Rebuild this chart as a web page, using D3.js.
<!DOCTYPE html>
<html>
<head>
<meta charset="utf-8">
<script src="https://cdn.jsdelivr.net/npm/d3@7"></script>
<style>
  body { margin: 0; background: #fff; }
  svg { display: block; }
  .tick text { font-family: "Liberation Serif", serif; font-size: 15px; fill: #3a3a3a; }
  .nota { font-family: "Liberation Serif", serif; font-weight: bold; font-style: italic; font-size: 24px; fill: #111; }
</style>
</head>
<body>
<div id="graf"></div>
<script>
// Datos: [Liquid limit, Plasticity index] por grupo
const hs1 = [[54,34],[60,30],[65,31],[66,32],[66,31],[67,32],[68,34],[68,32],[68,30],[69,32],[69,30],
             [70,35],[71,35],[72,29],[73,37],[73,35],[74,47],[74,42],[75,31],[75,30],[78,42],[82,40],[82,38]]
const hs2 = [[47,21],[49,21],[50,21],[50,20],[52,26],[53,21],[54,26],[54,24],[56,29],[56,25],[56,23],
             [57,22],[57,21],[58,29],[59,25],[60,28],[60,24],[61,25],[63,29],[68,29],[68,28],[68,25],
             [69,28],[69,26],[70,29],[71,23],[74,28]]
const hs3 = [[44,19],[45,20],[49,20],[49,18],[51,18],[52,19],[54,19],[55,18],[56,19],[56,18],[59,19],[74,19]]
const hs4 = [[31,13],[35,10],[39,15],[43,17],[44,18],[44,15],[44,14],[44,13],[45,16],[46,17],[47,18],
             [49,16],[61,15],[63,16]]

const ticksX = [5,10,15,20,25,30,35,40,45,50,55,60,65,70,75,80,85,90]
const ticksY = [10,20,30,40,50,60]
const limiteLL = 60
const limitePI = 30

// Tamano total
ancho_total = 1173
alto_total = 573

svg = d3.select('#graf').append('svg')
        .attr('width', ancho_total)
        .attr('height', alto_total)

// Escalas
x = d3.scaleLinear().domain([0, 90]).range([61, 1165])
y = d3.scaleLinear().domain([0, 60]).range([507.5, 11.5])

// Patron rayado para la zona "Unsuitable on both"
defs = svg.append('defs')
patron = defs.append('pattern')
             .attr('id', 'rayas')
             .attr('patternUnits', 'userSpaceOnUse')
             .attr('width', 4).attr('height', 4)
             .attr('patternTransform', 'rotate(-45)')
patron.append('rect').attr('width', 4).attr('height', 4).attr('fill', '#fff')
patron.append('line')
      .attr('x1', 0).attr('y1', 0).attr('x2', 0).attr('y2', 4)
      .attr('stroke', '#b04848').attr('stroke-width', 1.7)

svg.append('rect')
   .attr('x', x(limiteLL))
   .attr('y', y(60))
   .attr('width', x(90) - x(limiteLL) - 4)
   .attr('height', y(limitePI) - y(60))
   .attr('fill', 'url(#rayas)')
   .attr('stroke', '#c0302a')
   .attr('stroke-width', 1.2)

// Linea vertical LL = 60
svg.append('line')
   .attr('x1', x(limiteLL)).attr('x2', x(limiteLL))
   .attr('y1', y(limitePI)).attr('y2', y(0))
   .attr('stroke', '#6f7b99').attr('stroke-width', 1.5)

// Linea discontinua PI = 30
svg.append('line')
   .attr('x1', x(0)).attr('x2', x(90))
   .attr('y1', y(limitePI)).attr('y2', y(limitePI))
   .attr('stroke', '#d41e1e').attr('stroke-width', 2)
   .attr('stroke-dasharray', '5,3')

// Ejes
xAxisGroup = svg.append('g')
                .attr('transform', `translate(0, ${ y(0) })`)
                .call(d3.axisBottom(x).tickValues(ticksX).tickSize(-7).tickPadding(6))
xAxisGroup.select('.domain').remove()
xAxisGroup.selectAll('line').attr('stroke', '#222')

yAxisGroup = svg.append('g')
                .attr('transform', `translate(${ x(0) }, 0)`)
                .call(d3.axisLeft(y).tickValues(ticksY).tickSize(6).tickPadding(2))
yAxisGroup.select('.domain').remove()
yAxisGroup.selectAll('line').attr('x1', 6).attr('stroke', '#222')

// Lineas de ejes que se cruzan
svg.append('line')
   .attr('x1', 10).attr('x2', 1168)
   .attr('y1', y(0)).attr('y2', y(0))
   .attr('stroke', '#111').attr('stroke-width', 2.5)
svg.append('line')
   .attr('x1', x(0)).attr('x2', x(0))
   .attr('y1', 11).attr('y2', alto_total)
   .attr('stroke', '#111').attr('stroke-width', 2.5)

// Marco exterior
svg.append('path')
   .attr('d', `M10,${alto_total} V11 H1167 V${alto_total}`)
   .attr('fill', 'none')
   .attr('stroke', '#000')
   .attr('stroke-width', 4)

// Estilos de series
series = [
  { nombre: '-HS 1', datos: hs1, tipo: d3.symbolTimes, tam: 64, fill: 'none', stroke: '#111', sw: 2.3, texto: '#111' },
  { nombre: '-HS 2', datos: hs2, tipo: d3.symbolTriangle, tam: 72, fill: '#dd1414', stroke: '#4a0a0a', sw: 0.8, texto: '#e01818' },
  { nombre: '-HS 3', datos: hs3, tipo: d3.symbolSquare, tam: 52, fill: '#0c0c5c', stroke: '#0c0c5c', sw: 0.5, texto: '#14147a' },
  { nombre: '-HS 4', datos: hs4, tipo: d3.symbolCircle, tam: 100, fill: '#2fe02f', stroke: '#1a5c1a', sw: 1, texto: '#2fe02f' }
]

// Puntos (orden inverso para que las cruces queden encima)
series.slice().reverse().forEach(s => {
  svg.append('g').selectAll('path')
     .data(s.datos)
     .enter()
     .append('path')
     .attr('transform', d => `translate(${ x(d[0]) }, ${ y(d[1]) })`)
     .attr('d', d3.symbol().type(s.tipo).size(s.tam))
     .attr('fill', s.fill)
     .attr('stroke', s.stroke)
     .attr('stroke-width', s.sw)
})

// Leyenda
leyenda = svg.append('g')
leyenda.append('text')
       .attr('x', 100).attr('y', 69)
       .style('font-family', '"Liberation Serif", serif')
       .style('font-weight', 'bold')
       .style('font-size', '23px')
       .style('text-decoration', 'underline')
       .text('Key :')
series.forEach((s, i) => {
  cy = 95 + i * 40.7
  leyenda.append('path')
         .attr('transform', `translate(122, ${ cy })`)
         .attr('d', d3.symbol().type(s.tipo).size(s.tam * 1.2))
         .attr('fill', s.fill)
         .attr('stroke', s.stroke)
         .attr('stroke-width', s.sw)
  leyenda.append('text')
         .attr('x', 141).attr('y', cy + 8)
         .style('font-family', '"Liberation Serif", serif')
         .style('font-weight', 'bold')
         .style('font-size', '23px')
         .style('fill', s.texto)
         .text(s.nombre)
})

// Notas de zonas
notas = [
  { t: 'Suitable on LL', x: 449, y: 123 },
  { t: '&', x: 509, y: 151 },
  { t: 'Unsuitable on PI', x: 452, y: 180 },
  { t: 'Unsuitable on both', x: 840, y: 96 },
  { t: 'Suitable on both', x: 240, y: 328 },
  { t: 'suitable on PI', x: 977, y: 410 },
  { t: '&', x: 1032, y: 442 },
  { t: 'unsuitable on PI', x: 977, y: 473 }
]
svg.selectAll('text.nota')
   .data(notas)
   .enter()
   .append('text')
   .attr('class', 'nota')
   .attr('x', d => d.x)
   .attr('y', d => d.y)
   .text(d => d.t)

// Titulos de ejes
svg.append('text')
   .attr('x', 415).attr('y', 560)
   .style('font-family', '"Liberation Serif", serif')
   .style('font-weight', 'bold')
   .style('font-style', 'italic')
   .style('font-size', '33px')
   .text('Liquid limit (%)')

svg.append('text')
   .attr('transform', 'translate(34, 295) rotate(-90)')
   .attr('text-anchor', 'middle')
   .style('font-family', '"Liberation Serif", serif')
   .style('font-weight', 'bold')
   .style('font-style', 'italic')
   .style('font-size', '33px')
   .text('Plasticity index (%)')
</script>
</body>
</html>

....

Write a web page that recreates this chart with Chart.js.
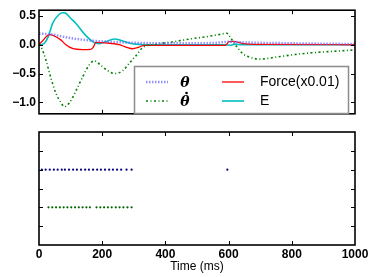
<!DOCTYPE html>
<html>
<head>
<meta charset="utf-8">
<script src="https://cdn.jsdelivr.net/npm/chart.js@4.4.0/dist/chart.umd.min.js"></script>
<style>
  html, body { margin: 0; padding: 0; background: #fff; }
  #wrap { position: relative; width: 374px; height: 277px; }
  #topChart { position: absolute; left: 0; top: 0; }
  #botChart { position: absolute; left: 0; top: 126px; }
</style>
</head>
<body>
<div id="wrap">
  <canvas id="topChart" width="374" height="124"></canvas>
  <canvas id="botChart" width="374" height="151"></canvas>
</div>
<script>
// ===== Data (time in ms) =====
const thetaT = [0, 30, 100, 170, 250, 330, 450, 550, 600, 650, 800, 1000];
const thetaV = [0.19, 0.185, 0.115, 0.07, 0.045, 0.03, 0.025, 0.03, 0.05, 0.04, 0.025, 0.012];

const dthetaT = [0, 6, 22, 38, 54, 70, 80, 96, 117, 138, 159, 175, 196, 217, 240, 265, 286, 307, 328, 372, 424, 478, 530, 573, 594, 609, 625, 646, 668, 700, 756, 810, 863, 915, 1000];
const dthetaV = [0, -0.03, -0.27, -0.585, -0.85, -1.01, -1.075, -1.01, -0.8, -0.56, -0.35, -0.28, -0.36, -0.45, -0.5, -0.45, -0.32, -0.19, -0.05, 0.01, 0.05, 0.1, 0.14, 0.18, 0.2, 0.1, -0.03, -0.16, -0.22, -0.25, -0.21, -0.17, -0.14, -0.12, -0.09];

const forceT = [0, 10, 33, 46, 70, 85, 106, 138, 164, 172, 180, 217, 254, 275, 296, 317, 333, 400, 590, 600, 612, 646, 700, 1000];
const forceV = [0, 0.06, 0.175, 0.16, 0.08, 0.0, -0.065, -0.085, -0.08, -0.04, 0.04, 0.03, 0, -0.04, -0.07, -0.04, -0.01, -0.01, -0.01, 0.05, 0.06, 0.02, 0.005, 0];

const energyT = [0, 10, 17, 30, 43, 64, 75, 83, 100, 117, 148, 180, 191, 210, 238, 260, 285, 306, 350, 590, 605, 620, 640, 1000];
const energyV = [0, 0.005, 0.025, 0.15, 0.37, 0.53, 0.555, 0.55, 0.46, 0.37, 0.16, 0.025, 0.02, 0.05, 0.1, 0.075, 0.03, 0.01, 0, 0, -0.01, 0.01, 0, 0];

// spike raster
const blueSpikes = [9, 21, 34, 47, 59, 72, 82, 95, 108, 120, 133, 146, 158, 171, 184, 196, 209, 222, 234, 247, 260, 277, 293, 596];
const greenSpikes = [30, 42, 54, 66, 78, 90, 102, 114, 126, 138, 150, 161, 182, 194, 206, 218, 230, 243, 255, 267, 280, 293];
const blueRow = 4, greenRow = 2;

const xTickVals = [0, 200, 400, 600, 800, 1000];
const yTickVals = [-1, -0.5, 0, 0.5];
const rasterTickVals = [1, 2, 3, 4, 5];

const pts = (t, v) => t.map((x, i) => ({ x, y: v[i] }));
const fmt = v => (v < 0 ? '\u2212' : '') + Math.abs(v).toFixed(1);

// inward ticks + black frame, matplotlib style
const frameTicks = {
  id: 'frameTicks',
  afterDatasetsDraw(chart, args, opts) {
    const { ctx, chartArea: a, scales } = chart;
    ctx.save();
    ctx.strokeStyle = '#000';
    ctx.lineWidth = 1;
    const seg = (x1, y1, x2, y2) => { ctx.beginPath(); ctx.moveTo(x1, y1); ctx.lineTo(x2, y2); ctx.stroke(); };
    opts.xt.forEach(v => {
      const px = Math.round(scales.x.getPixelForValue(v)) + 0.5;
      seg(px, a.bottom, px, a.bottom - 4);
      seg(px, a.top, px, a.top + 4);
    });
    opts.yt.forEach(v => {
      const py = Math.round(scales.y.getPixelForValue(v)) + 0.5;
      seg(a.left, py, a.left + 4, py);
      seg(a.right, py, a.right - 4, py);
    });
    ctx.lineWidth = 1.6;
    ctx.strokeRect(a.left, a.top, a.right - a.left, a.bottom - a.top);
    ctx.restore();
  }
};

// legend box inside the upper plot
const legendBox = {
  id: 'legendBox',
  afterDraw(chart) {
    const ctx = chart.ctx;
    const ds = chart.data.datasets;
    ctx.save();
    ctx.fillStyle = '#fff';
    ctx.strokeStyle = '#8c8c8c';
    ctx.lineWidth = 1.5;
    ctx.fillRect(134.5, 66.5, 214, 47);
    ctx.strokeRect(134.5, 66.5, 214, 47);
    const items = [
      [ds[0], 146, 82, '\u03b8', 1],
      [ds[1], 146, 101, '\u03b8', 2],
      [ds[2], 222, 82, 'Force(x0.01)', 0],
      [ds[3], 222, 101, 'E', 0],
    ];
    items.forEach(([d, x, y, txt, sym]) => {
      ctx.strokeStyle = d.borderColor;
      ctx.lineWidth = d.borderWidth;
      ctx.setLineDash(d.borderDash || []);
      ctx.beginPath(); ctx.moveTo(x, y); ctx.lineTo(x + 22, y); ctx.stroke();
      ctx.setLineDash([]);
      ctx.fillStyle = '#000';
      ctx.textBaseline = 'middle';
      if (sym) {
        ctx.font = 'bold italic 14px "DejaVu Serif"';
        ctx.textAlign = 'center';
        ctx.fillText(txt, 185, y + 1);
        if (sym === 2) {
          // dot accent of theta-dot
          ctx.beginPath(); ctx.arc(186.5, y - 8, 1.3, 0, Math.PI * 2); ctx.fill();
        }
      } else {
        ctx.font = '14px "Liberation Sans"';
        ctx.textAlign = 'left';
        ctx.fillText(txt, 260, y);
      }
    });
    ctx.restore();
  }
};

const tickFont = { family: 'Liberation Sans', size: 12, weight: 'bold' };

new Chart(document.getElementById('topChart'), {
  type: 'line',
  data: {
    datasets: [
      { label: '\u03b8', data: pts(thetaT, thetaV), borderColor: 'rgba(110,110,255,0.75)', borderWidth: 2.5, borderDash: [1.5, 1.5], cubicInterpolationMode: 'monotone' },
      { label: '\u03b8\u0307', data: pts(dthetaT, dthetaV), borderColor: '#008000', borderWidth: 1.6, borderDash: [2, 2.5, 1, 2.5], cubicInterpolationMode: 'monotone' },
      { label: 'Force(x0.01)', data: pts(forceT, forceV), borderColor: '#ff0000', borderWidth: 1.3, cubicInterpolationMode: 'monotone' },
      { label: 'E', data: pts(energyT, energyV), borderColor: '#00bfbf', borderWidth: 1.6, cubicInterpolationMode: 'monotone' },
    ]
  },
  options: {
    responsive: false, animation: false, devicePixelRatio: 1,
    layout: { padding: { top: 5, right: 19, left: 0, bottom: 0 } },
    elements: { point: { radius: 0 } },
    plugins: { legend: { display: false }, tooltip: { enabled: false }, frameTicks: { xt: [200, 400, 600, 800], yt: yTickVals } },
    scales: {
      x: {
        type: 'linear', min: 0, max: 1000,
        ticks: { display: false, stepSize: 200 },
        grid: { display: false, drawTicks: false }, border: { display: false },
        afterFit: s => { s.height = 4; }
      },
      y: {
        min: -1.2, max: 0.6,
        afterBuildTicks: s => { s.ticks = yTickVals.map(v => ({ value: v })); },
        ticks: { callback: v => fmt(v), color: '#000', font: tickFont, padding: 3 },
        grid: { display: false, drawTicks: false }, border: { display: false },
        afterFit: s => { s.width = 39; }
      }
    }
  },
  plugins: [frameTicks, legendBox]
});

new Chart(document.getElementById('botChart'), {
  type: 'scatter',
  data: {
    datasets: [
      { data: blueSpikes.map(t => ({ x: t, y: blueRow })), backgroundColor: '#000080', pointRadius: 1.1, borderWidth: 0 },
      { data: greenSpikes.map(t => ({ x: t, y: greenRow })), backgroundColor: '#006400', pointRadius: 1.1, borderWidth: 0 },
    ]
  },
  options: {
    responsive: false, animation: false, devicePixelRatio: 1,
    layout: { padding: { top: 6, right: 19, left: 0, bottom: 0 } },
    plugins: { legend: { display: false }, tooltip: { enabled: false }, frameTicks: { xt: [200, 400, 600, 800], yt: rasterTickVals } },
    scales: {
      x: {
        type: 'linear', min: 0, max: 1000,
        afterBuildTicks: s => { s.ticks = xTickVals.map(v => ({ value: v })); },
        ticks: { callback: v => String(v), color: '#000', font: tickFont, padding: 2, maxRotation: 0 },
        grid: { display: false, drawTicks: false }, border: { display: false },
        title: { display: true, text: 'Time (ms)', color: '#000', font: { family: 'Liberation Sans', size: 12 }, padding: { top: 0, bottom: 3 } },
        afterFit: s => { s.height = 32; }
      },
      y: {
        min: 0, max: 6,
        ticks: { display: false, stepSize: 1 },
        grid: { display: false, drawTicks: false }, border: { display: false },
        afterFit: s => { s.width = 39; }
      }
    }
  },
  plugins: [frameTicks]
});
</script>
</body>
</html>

....

# [STATED GOAL]
From the line with "Write a web" to the line with "-0.14, -0.12, -0.09];", set down those lines word for word and only those, counting both ends. Pictures stay out of the copy.

# [WRITTEN SOLUTION]
Write a web page that recreates this chart with Chart.js.
<!DOCTYPE html>
<html>
<head>
<meta charset="utf-8">
<script src="https://cdn.jsdelivr.net/npm/chart.js@4.4.0/dist/chart.umd.min.js"></script>
<style>
  html, body { margin: 0; padding: 0; background: #fff; }
  #wrap { position: relative; width: 374px; height: 277px; }
  #topChart { position: absolute; left: 0; top: 0; }
  #botChart { position: absolute; left: 0; top: 126px; }
</style>
</head>
<body>
<div id="wrap">
  <canvas id="topChart" width="374" height="124"></canvas>
  <canvas id="botChart" width="374" height="151"></canvas>
</div>
<script>
// ===== Data (time in ms) =====
const thetaT = [0, 30, 100, 170, 250, 330, 450, 550, 600, 650, 800, 1000];
const thetaV = [0.19, 0.185, 0.115, 0.07, 0.045, 0.03, 0.025, 0.03, 0.05, 0.04, 0.025, 0.012];

const dthetaT = [0, 6, 22, 38, 54, 70, 80, 96, 117, 138, 159, 175, 196, 217, 240, 265, 286, 307, 328, 372, 424, 478, 530, 573, 594, 609, 625, 646, 668, 700, 756, 810, 863, 915, 1000];
const dthetaV = [0, -0.03, -0.27, -0.585, -0.85, -1.01, -1.075, -1.01, -0.8, -0.56, -0.35, -0.28, -0.36, -0.45, -0.5, -0.45, -0.32, -0.19, -0.05, 0.01, 0.05, 0.1, 0.14, 0.18, 0.2, 0.1, -0.03, -0.16, -0.22, -0.25, -0.21, -0.17, -0.14, -0.12, -0.09];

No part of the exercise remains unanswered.